-- Begin Given data --

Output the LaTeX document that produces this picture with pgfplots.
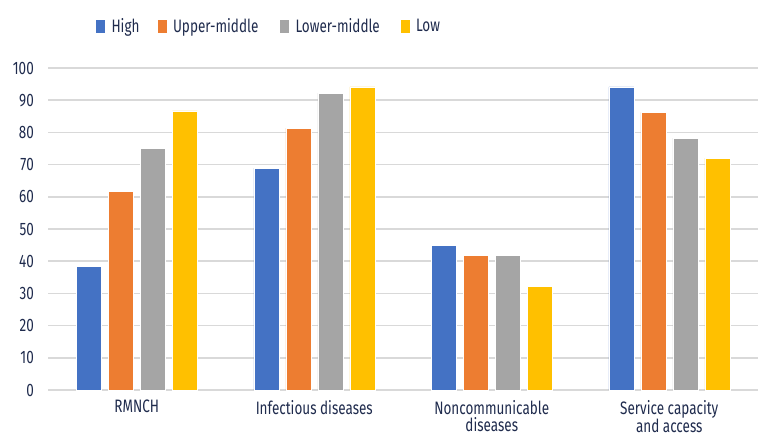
\documentclass[border=0pt]{standalone}
\usepackage{fontspec}
\setmainfont{Fira Sans}[FakeStretch=0.75]
\usepackage{pgfplots}
\pgfplotsset{compat=1.18}
\definecolor{hiC}{HTML}{4472C4}
\definecolor{umC}{HTML}{ED7D31}
\definecolor{lmC}{HTML}{A5A5A5}
\definecolor{loC}{HTML}{FFC000}
\definecolor{txt}{HTML}{1F2B4D}
\definecolor{gridC}{HTML}{D9D9D9}
\pgfplotsset{sq legend/.style={legend image code/.code={\fill[##1] (0bp,-7bp) rectangle (10bp,7bp);}}}
\newcommand{\lbl}{\fontsize{18bp}{17bp}\selectfont\color{txt}}

\begin{document}
\begin{tikzpicture}
\path[use as bounding box] (-48bp,-44bp) rectangle (710bp,390bp);
\begin{axis}[
  at={(0,0)}, anchor=south west,
  scale only axis, width=710bp, height=322bp,
  ybar=7bp, bar width=25bp,
  every axis plot post/.append style={sq legend},
  ymin=0, ymax=100, ytick distance=10,
  xmin=-0.5, xmax=3.5, xtick=data,
  xticklabels={RMNCH, Infectious diseases, {Noncommunicable\\diseases}, {Service capacity\\and access}},
  x tick label style={align=center, font=\lbl, inner sep=0pt, anchor=north, yshift=-10bp},
  y tick label style={font=\lbl, inner sep=0pt, anchor=east, xshift=-14bp},
  /pgf/number format/assume math mode=true,
  axis line style={draw=none}, major tick length=0pt,
  ymajorgrids, grid style={gridC, line width=1.5bp},
  legend columns=4,
  legend style={at={(0.066,1.131)}, anchor=west, draw=none, fill=none, inner sep=0pt,
    font=\lbl, nodes={inner sep=0pt, anchor=west},
    /tikz/every odd column/.append style={column sep=6bp}},
]
\addplot[fill=hiC, draw=white, line width=0.5bp] coordinates {(0,38.3) (1,68.9) (2,45.0) (3,94.1)};
\addplot[fill=umC, draw=white, line width=0.5bp] coordinates {(0,61.6) (1,81.3) (2,41.9) (3,86.2)};
\addplot[fill=lmC, draw=white, line width=0.5bp] coordinates {(0,75.0) (1,92.2) (2,41.9) (3,78.2)};
\addplot[fill=loC, draw=white, line width=0.5bp] coordinates {(0,86.7) (1,94.1) (2,32.1) (3,72.0)};
\legend{\makebox[45bp][l]{High}, \makebox[106bp][l]{Upper-middle}, \makebox[104bp][l]{Lower-middle}, Low}
\end{axis}
\end{tikzpicture}
\end{document}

-- End Given data --

Restate the whole listing above exactly, except for its images.

Output the LaTeX document that produces this picture with pgfplots.
\documentclass[border=0pt]{standalone}
\usepackage{fontspec}
\setmainfont{Fira Sans}[FakeStretch=0.75]
\usepackage{pgfplots}
\pgfplotsset{compat=1.18}
\definecolor{hiC}{HTML}{4472C4}
\definecolor{umC}{HTML}{ED7D31}
\definecolor{lmC}{HTML}{A5A5A5}
\definecolor{loC}{HTML}{FFC000}
\definecolor{txt}{HTML}{1F2B4D}
\definecolor{gridC}{HTML}{D9D9D9}
\pgfplotsset{sq legend/.style={legend image code/.code={\fill[##1] (0bp,-7bp) rectangle (10bp,7bp);}}}
\newcommand{\lbl}{\fontsize{18bp}{17bp}\selectfont\color{txt}}

\begin{document}
\begin{tikzpicture}
\path[use as bounding box] (-48bp,-44bp) rectangle (710bp,390bp);
\begin{axis}[
  at={(0,0)}, anchor=south west,
  scale only axis, width=710bp, height=322bp,
  ybar=7bp, bar width=25bp,
  every axis plot post/.append style={sq legend},
  ymin=0, ymax=100, ytick distance=10,
  xmin=-0.5, xmax=3.5, xtick=data,
  xticklabels={RMNCH, Infectious diseases, {Noncommunicable\\diseases}, {Service capacity\\and access}},
  x tick label style={align=center, font=\lbl, inner sep=0pt, anchor=north, yshift=-10bp},
  y tick label style={font=\lbl, inner sep=0pt, anchor=east, xshift=-14bp},
  /pgf/number format/assume math mode=true,
  axis line style={draw=none}, major tick length=0pt,
  ymajorgrids, grid style={gridC, line width=1.5bp},
  legend columns=4,
  legend style={at={(0.066,1.131)}, anchor=west, draw=none, fill=none, inner sep=0pt,
    font=\lbl, nodes={inner sep=0pt, anchor=west},
    /tikz/every odd column/.append style={column sep=6bp}},
]
\addplot[fill=hiC, draw=white, line width=0.5bp] coordinates {(0,38.3) (1,68.9) (2,45.0) (3,94.1)};
\addplot[fill=umC, draw=white, line width=0.5bp] coordinates {(0,61.6) (1,81.3) (2,41.9) (3,86.2)};
\addplot[fill=lmC, draw=white, line width=0.5bp] coordinates {(0,75.0) (1,92.2) (2,41.9) (3,78.2)};
\addplot[fill=loC, draw=white, line width=0.5bp] coordinates {(0,86.7) (1,94.1) (2,32.1) (3,72.0)};
\legend{\makebox[45bp][l]{High}, \makebox[106bp][l]{Upper-middle}, \makebox[104bp][l]{Lower-middle}, Low}
\end{axis}
\end{tikzpicture}
\end{document}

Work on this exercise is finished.